Taking the long view, we can apply the study of philosophy to enhance our problem-solving capabilities through projects that have the potential to span generations. We must deeply analyze concepts, definitions, arguments, and problems to increase our capacity to organize information, deal with questions of value, and understand what is essential. The neurodivergent friends I’ve made along the way are highly capable in these areas. I’d go so far as to say that we’re all a little bit neurodivergent — made so as we adapt to digital input, globalization, climate change, and technology as a whole.
A neurodivergent person exists in constant evaluation of their place in the universe because science and society say that their experience and worldview are “atypical” to those of a normal person.
Ram Dass recently and inadvertently declared autism as natural enlightenment. Indeed, it does seem as though secrets of the universe and the keys to understanding our evolution as humans are held within the brilliant minds of the autistic and neurodivergent, which highlight differences in social preferences and ways of learning, communicating, and perceiving our environments.
Neurodiversity offers enhanced capabilities, including pattern recognition, analytical thinking, deep focus, enhanced memory, heightened sensory awareness, creativity, and visual processing skills. Neurodivergent people help us look at the world from unique and beautiful perspectives.
Being green ain’t easy, but it is the way to go. It’s what keeps us curious, wearing life like a loose garment as we move through new experiences with wide-eyed optimism for the best possible outcomes.
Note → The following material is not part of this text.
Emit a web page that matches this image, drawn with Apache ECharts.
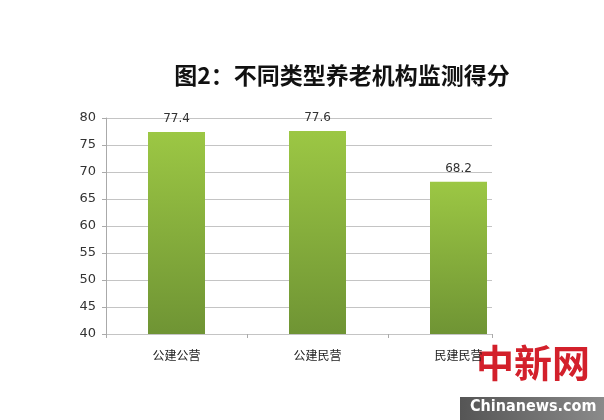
<!DOCTYPE html>
<html>
<head>
<meta charset="utf-8">
<script src="https://cdn.jsdelivr.net/npm/echarts@6/dist/echarts.min.js"></script>
<style>
  html, body { margin: 0; padding: 0; background: #fff; }
  #ec { width: 604px; height: 420px; }
</style>
</head>
<body>
<div id="ec"></div>
<script>
// 数据
var title_text = '图2：不同类型养老机构监测得分';
var categories = ['公建公营', '公建民营', '民建民营'];
var scores = [77.4, 77.6, 68.2];
var y_ticks = [40, 45, 50, 55, 60, 65, 70, 75, 80];

var ec = echarts.init(document.getElementById('ec'));

var font = '"Noto Sans CJK SC", "Noto Sans", sans-serif';

// 网格线区域比柱子的类目区域窄：grid 0 宽 386，类目宽 141
var cat_w = 141;
var grid_w = 386;

var option = {
  backgroundColor: '#fff',
  animation: false,
  title: {
    text: title_text,
    left: 337,
    top: 59,
    textAlign: 'center',
    textStyle: { fontFamily: font, fontSize: 23, fontWeight: 'bold', color: '#111' }
  },
  grid: [
    { left: 106, width: grid_w, top: 118, bottom: 86 },
    { left: 106, width: cat_w * 3, top: 118, bottom: 86 }
  ],
  xAxis: [
    {
      gridIndex: 0, type: 'value', min: 0, max: grid_w / cat_w, interval: 1,
      axisLine: { show: false },
      axisTick: { show: true, length: 4, lineStyle: { color: '#aaa' } },
      axisLabel: { show: false },
      splitLine: { show: false }
    },
    {
      gridIndex: 1, type: 'category', data: categories,
      axisLine: { show: false },
      axisTick: { show: false },
      axisLabel: { fontFamily: font, fontSize: 12, color: '#222', margin: 15 }
    }
  ],
  yAxis: [
    {
      gridIndex: 0, type: 'value',
      min: y_ticks[0], max: y_ticks[y_ticks.length - 1], interval: 5,
      axisLine: { show: true, lineStyle: { color: '#aaa' } },
      axisTick: { show: true, length: 4, lineStyle: { color: '#aaa' } },
      axisLabel: { fontFamily: '"DejaVu Sans", sans-serif', fontSize: 13, color: '#333', margin: 10 },
      splitLine: { lineStyle: { color: '#c4c4c4' } }
    },
    {
      gridIndex: 1, type: 'value',
      min: y_ticks[0], max: y_ticks[y_ticks.length - 1], interval: 5,
      show: false, splitLine: { show: false }
    }
  ],
  series: [{
    type: 'bar',
    xAxisIndex: 1,
    yAxisIndex: 1,
    data: scores,
    barWidth: 57,
    itemStyle: {
      color: new echarts.graphic.LinearGradient(0, 0, 0, 1, [
        { offset: 0, color: '#9cc744' },
        { offset: 1, color: '#6f9434' }
      ])
    },
    label: {
      show: true, position: 'top', distance: 7,
      fontFamily: '"DejaVu Sans", sans-serif', fontSize: 12, color: '#333'
    }
  }],
  graphic: [
    {
      type: 'text', left: 476, top: 344,
      style: { text: '中新网', font: 'bold 38px "Noto Sans CJK SC"', fill: '#d3202b' }
    },
    {
      type: 'rect', shape: { x: 460, y: 397, width: 144, height: 23 },
      style: {
        fill: new echarts.graphic.LinearGradient(0, 0, 1, 0, [
          { offset: 0, color: '#555' },
          { offset: 1, color: '#8a8a8a' }
        ])
      }
    },
    {
      type: 'text', left: 470, top: 399,
      style: { text: 'Chinanews.com', font: 'bold 16px "Liberation Sans Narrow", "DejaVu Sans Condensed", sans-serif', fill: '#fff' }
    }
  ]
};
ec.setOption(option);
</script>
</body>
</html>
While the promise of money and success often drives our behavior, a more noble and challenging pursuit is maintaining a child-like wonder that can free us from being slaves to capitalism or drones perpetuating the status quo. Living green, thinking green, making green. To remind myself of these things, here’s a mantra to improve relationships with money, Earth, and mind:
I make intentional choices about spending time and money.
My net worth does not determine my self-worth.
I am committed to learning about myself and my place in the world.
I am in control of where I direct my intention and focus.
I am capable of being an independent thinker and earner.
“What if air were really water, and water really air?” the twenty-something pondered as he sought to understand another perspective than his own. He is one of the reasons I’ve been thinking so deeply about neurodivergence and what it means for humanity’s future and survival. We sat for a long time together recently, talking radically and truthfully about our existence on this planet and about how unaware people are that they live in ignorance, almost finger-snapping to the realization — the lament really — that “ignorance is bliss.” What a sad and corrupted substitute for truly living (despite the pain that self-awareness can bring), we thought. Yes, to be aware of and to embrace the not knowing is what makes things awe-some, keeping wonder at the magnificence and mystery of it all burning deep inside our souls. But to not even know that you don’t know? “Yikes smh,” the kiddo texted the other day.
Chip’s comment about water and about the perception of outer-space as a vacuum really resonated. We all come from the abyss, protected and nurtured by the fluid of our mother’s womb until we’re ready to come ashore onto dry land. Thinking of this, I start to weep. The taste of metal and blood and a terrible thirst fill my mouth as tears fill my eyes and fall from the sky.